(Exercise prompt): Reproduce only this span: the line containing "Reproduce this chart with seaborn", the line containing "y_ticks = [-0.6, -0.4, -0.2, 0, 0.2, 0.4, 0.6, 0.8]", and every line between them, all exactly as given.

(Given information):
● ● ● ● ●

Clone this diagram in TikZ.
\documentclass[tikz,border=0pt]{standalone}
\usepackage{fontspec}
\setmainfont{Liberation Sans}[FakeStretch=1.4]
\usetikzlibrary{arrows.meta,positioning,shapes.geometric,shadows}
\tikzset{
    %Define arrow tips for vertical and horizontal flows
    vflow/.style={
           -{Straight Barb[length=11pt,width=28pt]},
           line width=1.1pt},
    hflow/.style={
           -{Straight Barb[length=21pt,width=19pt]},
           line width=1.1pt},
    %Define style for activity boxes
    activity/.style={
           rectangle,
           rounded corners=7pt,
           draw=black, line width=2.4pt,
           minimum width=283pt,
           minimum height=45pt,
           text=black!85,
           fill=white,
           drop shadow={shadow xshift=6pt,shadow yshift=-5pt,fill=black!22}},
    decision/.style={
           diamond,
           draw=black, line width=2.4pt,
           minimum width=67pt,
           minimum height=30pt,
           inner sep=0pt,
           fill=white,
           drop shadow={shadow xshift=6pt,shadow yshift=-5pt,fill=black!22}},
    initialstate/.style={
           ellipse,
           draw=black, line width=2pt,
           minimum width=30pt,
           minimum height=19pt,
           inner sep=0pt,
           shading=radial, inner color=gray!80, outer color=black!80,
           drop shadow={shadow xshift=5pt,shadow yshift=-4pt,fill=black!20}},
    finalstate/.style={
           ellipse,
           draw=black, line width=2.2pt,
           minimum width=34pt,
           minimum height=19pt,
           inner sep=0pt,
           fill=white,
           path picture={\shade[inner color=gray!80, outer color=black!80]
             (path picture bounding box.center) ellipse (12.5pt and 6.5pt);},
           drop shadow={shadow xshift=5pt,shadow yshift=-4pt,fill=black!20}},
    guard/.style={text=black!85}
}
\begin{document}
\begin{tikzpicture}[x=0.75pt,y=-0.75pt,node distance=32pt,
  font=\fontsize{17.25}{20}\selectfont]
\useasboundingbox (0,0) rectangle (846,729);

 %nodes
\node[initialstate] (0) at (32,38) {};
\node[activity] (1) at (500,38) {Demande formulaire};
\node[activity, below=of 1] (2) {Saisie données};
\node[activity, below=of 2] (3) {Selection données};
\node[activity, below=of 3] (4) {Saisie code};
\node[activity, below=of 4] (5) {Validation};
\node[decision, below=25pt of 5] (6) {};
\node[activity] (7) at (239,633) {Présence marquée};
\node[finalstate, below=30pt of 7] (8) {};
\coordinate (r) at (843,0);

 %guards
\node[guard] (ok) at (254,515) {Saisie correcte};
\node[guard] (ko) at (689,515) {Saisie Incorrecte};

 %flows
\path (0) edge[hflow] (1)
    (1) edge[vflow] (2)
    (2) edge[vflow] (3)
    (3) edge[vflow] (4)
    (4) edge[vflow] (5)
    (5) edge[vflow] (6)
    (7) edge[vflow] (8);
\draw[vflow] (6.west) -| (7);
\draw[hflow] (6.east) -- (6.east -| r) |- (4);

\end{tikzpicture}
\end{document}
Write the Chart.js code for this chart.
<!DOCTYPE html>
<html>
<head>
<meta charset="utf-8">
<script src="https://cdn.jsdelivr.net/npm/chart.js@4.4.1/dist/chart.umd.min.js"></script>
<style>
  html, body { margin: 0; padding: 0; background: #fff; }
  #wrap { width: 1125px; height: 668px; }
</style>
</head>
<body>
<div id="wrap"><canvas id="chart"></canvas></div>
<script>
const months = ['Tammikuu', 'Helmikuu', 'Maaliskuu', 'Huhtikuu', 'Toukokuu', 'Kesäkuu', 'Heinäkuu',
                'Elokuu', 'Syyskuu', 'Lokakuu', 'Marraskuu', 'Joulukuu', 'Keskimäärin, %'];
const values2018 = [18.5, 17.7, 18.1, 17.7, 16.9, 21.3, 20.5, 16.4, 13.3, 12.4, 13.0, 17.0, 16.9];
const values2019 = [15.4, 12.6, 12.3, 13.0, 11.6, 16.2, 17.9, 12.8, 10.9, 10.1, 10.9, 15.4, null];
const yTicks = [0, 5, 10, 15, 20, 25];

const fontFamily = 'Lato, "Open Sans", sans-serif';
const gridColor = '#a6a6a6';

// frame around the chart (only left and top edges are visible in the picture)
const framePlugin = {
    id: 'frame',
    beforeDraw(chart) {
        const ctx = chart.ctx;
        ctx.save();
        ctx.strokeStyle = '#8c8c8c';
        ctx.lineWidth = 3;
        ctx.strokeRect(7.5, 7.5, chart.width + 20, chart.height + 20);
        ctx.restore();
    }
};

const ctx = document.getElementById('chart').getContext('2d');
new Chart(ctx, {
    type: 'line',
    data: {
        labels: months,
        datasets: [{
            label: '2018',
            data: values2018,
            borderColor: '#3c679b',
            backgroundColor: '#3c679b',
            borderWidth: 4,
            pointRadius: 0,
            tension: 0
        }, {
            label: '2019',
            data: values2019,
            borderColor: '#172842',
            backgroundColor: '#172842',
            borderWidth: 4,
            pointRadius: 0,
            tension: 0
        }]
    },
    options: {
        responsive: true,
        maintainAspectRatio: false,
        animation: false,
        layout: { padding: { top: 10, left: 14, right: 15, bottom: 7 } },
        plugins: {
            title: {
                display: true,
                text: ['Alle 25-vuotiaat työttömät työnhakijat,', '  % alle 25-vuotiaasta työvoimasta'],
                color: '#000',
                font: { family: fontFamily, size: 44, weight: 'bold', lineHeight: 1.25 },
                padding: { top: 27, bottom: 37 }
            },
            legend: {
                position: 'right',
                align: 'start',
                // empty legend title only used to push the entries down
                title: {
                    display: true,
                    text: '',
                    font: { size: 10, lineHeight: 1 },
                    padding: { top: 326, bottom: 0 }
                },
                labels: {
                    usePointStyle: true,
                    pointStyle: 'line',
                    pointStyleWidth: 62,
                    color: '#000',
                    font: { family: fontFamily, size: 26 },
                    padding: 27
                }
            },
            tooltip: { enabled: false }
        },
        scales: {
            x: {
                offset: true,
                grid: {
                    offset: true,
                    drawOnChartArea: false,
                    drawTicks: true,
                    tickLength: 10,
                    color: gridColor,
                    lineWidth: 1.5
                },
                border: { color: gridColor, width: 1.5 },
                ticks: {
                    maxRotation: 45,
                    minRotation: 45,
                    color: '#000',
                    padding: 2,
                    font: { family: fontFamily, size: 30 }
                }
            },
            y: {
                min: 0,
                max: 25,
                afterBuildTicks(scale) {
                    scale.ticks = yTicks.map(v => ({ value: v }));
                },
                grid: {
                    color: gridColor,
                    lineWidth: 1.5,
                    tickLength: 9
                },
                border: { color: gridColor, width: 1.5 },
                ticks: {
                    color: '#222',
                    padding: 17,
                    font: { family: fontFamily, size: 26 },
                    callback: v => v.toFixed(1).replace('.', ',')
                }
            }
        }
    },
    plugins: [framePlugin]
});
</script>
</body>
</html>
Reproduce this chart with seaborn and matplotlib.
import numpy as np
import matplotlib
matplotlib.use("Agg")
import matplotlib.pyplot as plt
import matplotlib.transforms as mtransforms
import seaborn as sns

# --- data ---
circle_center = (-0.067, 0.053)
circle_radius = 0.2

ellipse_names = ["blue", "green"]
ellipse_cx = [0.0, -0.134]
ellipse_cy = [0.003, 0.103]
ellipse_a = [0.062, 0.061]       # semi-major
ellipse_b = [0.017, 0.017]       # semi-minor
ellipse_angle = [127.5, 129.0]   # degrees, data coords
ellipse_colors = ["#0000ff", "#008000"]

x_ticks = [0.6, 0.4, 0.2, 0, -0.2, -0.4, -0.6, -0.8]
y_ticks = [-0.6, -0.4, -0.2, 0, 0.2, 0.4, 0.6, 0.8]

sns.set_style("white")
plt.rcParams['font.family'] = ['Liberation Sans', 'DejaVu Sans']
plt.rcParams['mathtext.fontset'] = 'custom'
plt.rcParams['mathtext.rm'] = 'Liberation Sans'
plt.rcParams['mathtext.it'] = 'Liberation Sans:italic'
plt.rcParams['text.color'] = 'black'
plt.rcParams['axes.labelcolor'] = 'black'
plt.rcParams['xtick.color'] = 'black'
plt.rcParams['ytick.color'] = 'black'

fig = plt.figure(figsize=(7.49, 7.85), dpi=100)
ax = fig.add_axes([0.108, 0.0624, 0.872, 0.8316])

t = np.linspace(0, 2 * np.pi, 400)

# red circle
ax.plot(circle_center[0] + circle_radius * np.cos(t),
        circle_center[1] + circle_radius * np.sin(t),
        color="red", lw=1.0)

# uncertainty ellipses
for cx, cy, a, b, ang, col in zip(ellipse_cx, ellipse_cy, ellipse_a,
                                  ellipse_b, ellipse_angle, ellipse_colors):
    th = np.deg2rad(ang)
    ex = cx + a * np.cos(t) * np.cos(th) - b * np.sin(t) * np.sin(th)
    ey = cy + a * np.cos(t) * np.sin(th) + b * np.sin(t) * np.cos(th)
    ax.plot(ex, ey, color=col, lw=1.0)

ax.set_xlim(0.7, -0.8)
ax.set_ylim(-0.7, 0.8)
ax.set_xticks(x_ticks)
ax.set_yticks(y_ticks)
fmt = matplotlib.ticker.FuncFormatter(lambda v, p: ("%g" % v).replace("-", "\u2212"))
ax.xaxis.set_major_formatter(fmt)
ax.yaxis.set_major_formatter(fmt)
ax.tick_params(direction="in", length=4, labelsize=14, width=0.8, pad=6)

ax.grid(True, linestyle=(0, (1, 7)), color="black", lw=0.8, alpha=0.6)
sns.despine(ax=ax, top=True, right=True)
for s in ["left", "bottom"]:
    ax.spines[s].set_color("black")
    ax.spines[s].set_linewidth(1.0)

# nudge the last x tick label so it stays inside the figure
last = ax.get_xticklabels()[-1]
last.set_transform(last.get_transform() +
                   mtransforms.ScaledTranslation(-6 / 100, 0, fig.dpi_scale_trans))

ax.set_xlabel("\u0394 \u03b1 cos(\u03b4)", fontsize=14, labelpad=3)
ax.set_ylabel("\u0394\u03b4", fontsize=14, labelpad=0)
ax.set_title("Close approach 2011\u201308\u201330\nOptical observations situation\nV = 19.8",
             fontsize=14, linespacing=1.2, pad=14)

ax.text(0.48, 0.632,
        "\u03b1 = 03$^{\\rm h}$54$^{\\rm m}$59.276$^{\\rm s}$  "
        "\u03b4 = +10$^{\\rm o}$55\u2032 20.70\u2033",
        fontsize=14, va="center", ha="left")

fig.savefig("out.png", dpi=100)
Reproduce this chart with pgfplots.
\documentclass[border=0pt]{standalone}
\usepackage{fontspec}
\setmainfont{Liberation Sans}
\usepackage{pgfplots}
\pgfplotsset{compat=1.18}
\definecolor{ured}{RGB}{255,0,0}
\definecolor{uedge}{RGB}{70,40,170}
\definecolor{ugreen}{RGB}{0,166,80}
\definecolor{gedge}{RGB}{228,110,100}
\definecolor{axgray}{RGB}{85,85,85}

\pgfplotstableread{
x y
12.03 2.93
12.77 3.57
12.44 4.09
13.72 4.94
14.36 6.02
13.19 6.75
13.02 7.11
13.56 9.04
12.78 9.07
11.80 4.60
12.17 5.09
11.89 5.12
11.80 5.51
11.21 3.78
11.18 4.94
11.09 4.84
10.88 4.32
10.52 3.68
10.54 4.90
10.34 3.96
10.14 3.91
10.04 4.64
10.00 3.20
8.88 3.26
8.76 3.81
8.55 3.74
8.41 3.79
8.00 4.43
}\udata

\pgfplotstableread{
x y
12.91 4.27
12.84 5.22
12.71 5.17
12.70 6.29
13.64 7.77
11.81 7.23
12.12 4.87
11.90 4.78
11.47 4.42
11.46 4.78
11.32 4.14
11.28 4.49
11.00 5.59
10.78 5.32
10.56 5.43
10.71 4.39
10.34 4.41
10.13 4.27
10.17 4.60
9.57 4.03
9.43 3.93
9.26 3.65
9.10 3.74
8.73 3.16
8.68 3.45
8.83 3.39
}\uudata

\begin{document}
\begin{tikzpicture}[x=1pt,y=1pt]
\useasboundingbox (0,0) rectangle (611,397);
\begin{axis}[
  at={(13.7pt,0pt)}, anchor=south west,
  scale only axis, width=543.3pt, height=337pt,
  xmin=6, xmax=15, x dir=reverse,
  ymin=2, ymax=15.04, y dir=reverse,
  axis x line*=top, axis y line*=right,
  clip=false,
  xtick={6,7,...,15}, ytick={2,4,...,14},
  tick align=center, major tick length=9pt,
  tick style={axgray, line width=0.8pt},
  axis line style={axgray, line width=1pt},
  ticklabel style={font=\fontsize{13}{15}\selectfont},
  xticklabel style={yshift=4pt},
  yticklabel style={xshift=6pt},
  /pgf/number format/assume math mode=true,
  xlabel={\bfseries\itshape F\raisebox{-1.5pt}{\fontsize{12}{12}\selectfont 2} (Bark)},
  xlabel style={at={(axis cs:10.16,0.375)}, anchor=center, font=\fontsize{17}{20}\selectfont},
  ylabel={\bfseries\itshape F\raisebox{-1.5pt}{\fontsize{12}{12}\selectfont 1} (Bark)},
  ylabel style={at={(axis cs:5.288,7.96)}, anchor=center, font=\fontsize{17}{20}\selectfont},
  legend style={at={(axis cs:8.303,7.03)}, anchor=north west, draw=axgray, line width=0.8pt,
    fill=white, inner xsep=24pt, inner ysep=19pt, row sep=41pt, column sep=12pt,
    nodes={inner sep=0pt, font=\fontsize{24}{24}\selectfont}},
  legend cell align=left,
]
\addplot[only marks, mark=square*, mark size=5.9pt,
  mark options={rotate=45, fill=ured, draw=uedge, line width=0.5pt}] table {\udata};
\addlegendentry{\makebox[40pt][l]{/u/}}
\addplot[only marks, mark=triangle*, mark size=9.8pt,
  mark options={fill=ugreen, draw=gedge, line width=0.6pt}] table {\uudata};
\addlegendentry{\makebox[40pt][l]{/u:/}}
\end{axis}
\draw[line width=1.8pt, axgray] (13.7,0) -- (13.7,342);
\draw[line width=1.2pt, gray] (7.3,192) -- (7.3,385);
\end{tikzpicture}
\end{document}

● ● ● ● ●

(Finished answer):
Reproduce this chart with seaborn and matplotlib.
import numpy as np
import matplotlib
matplotlib.use("Agg")
import matplotlib.pyplot as plt
import matplotlib.transforms as mtransforms
import seaborn as sns

# --- data ---
circle_center = (-0.067, 0.053)
circle_radius = 0.2

ellipse_names = ["blue", "green"]
ellipse_cx = [0.0, -0.134]
ellipse_cy = [0.003, 0.103]
ellipse_a = [0.062, 0.061]       # semi-major
ellipse_b = [0.017, 0.017]       # semi-minor
ellipse_angle = [127.5, 129.0]   # degrees, data coords
ellipse_colors = ["#0000ff", "#008000"]

x_ticks = [0.6, 0.4, 0.2, 0, -0.2, -0.4, -0.6, -0.8]
y_ticks = [-0.6, -0.4, -0.2, 0, 0.2, 0.4, 0.6, 0.8]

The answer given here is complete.